## Data provided
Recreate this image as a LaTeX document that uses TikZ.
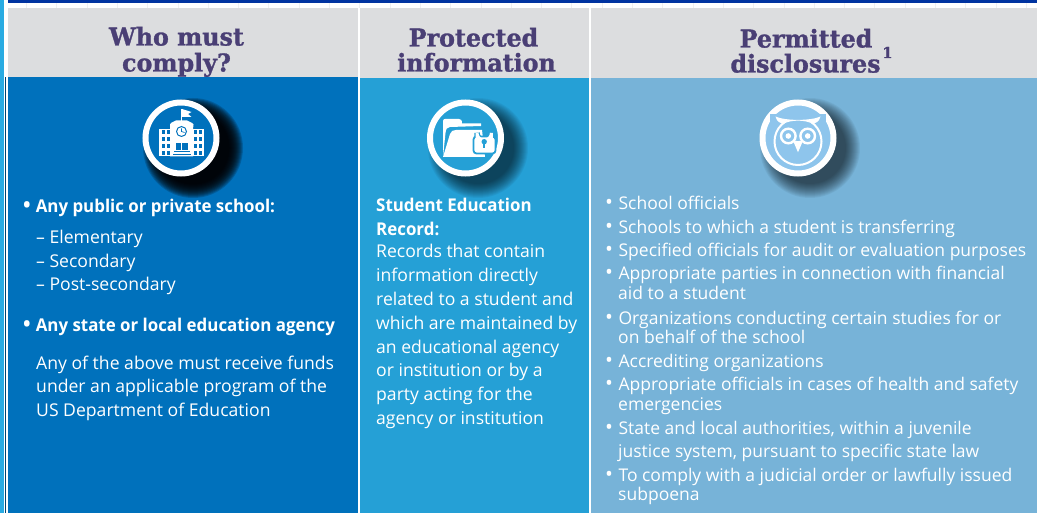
\documentclass[tikz,border=0pt]{standalone}
\usepackage{fontspec}
\setmainfont{Open Sans}[BoldFeatures={FakeStretch=0.96}]
\newfontfamily\headfont{DejaVu Serif}[BoldFont={DejaVu Serif Bold},BoldFeatures={FakeBold=1.2,FakeStretch=0.97}]
\definecolor{colA}{HTML}{0071BC}
\definecolor{colB}{HTML}{25A0D6}
\definecolor{colC}{HTML}{77B3D8}
\definecolor{owlfill}{HTML}{8EC5EC}
\definecolor{headgrey}{HTML}{DCDDDF}
\definecolor{headtext}{HTML}{4A3F75}
\definecolor{topbar}{HTML}{0033A0}
\definecolor{strip}{HTML}{29ABE2}
\tikzset{
  hd/.style={inner sep=0pt,anchor=base,text=headtext,font=\headfont\bfseries\fontsize{24.5}{25}\selectfont},
  bodyt/.style={inner sep=0pt,anchor=base west,text=white,font=\fontsize{17.6}{20}\selectfont},
  smallt/.style={bodyt,font=\fontsize{17.5}{20}\selectfont},
  boldt/.style={bodyt,font=\fontsize{17.6}{20}\selectfont\bfseries},
  ring/.style={draw=white,line width=6pt}
}
\newcommand{\softshadow}[3]{%
  \foreach \r in {50,49,...,36}{\fill[black,opacity=#3] (#1,#2) circle[radius=\r];}
}
\newcommand{\bul}[1]{{\fontsize{21}{20}\selectfont •}\hspace{#1}}
\begin{document}
\begin{tikzpicture}[x=1pt,y=-1pt]
\useasboundingbox (0,0) rectangle (1037,513);
\fill[white] (0,0) rectangle (1037,513);
\fill[strip] (0,0) rectangle (3.7,513);
\fill[topbar] (8,0) rectangle (1037,3);
\foreach \i in {0,...,33}{\fill[black!6] ({26+30.3*\i},3) rectangle ++(1,5);}
% headers
\fill[headgrey] (8,8) rectangle (358,78);
\fill[headgrey] (360,8) rectangle (589,78);
\fill[headgrey] (591,8) rectangle (1037,78);
\node[hd] (h1a) at (176.5,45.5) {Who must};
\node[hd] (h1b) at (176.5,71.5) {comply?};
\node[hd] (h2a) at (473.5,46.5) {Protected};
\node[hd] (h2b) at (476.5,71.5) {information};
\node[hd] (h3a) at (806,47.5) {Permitted};
\node[hd] (h3b) at (805.5,72.5) {disclosures};
\node[hd,font=\headfont\bfseries\fontsize{15}{15}\selectfont] (h3c) at (887.5,58) {1};
% columns
\fill[colA] (7.5,77) rectangle (358,513);
\fill[colB] (360,78) rectangle (589,513);
\fill[colC] (591,78) rectangle (1037,513);
\fill[black!40!colA] (5,77) rectangle (6,513);
% shadows
\softshadow{193}{148}{0.17}
\softshadow{478}{148}{0.05}
\softshadow{810}{148}{0.05}
% icon discs
\fill[colA] (181,138) circle[radius=35.5];
\draw[ring] (181,138) circle[radius=35.5];
\fill[colB] (465.5,138) circle[radius=35.5];
\draw[ring] (465.5,138) circle[radius=35.5];
\fill[owlfill] (798,138) circle[radius=35.5];
\draw[ring] (798,138) circle[radius=35.5];
% school
\fill[white] (159,129) rectangle (204,156.5);
\fill[white] (170,124.5) -- (171,123) -- (176,120.5) -- (187,120.5) -- (192,123) -- (193.5,124.5) -- (193,129) -- (193,156.5) -- (170,156.5) -- cycle;
\fill[white] (181,109) rectangle (182,121);
\fill[white] (182,109) -- (191.5,112) -- (188,114) -- (191.5,117) -- (182,117) -- cycle;
\foreach \wx in {162,166.5,194,198.5}{
  \foreach \wy in {130.5,136.8,144,151}{
    \fill[colA] (\wx,\wy) rectangle ++(3,4);
  }}
\fill[colA] (181.5,131.5) circle[radius=5.5];
\fill[white] (181.5,131.5) circle[radius=4.3];
\draw[colA,line width=.7pt] (181.5,128.5) -- (181.5,131.5) -- (184.5,132.5);
\fill[colA] (176,143) rectangle (187.5,150);
\draw[white,line width=.6pt] (181.7,143) -- (181.7,150);
\fill[colA] (174,151.2) rectangle (189.5,152.2);
\fill[colA] (173,153.8) rectangle (190.5,155);
% folder
\fill[white] (443,157) -- (443,121) .. controls (443,119.5) and (444,119) .. (445,119) -- (459,119) .. controls (461,119) and (462,120) .. (462,123.5) -- (481,123.5) -- (481,126) -- (450,127) .. controls (447,127) and (446,129) .. (445.5,133) -- cycle;
\fill[white] (443,157) -- (450,134) .. controls (451,131) and (453,130) .. (456,130) -- (482,130) -- (485,157) -- cycle;
\draw[colB,line width=5.5pt] (477,138) -- (477,133) arc[start angle=180,end angle=0,radius=7.2] -- (491.4,138);
\draw[colB,line width=1.8pt,fill=white,rounded corners=3pt] (473.5,136.5) rectangle (495.5,153.5);
\draw[white,line width=3pt] (477,138) -- (477,133) arc[start angle=180,end angle=0,radius=7.2] -- (491.4,138);
\fill[colB] (484.2,141.7) circle[radius=2.7];
\fill[colB] (483.2,142) rectangle (485.2,148);
% owl
\draw[white,line width=2pt] (798,141.5) circle[radius=23.5];
\fill[owlfill] (770,114) rectangle (826,123);
\fill[white] (775.5,116.5) .. controls (785,121) and (811,121) .. (820.5,116.5) .. controls (819,122) and (816,123) .. (813,124) .. controls (805,119.5) and (791,119.5) .. (783,124) .. controls (780,123) and (777,122) .. (775.5,116.5) -- cycle;
\draw[white,line width=2.4pt] (788.3,136) circle[radius=7.3];
\draw[white,line width=2.4pt] (807.7,136) circle[radius=7.3];
\fill[white] (788.3,136) circle[radius=2.8];
\fill[white] (807.7,136) circle[radius=2.8];
\fill[white] (792.7,140) -- (798,152.3) -- (803.3,140) .. controls (800,141.5) and (796,141.5) .. (792.7,140) -- cycle;
% column 1 text
\node[boldt] (a1) at (23,213) {\bul{5pt}Any public or private school:};
\node[bodyt] (a2) at (36,244) {– Elementary};
\node[bodyt] (a3) at (36,268) {– Secondary};
\node[bodyt] (a4) at (36,291) {– Post-secondary};
\node[boldt] (a5) at (23,331) {\bul{5pt}Any state or local education agency};
\node[bodyt] (a6) at (36,369.5) {Any of the above must receive funds};
\node[bodyt] (a7) at (36,392.5) {under an applicable program of the};
\node[bodyt] (a8) at (36,416.5) {US Department of Education};
% column 2 text
\node[boldt] (b1) at (376,211.5) {Student Education};
\node[boldt] (b2) at (376,235.5) {Record:};
\node[bodyt] (b3) at (376,258) {Records that contain};
\node[bodyt] (b4) at (376,282) {information directly};
\node[bodyt] (b5) at (376,306) {related to a student and};
\node[bodyt] (b6) at (376,329.5) {which are maintained by};
\node[bodyt] (b7) at (376,353) {an educational agency};
\node[bodyt] (b8) at (376,376.5) {or institution or by a};
\node[bodyt] (b9) at (376,400) {party acting for the};
\node[bodyt] (b10) at (376,424) {agency or institution};
% column 3 text
\node[smallt] (c1) at (605,210) {\bul{5.5pt}School officials};
\node[smallt] (c2) at (605,233.5) {\bul{5.5pt}Schools to which a student is transferring};
\node[smallt] (c3) at (605,257) {\bul{5.5pt}Specified officials for audit or evaluation purposes};
\node[smallt] (c4) at (605,280) {\bul{5.5pt}Appropriate parties in connection with financial};
\node[smallt] (c5) at (618,300) {aid to a student};
\node[smallt] (c6) at (605,324) {\bul{5.5pt}Organizations conducting certain studies for or};
\node[smallt] (c7) at (618,343) {on behalf of the school};
\node[smallt] (c8) at (605,367) {\bul{5.5pt}Accrediting organizations};
\node[smallt] (c9) at (605,390) {\bul{5.5pt}Appropriate officials in cases of health and safety};
\node[smallt] (c10) at (618,410) {emergencies};
\node[smallt] (c11) at (605,434) {\bul{5.5pt}State and local authorities, within a juvenile};
\node[smallt] (c12) at (618,457) {justice system, pursuant to specific state law};
\node[smallt] (c13) at (605,481) {\bul{5.5pt}To comply with a judicial order or lawfully issued};
\node[smallt] (c14) at (618,500) {subpoena};
\end{tikzpicture}
\end{document}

## What this task involves
Pull out every line containing "that".

## Exercise output
Recreate this image as a LaTeX document that uses TikZ.
\node[bodyt] (b3) at (376,258) {Records that contain};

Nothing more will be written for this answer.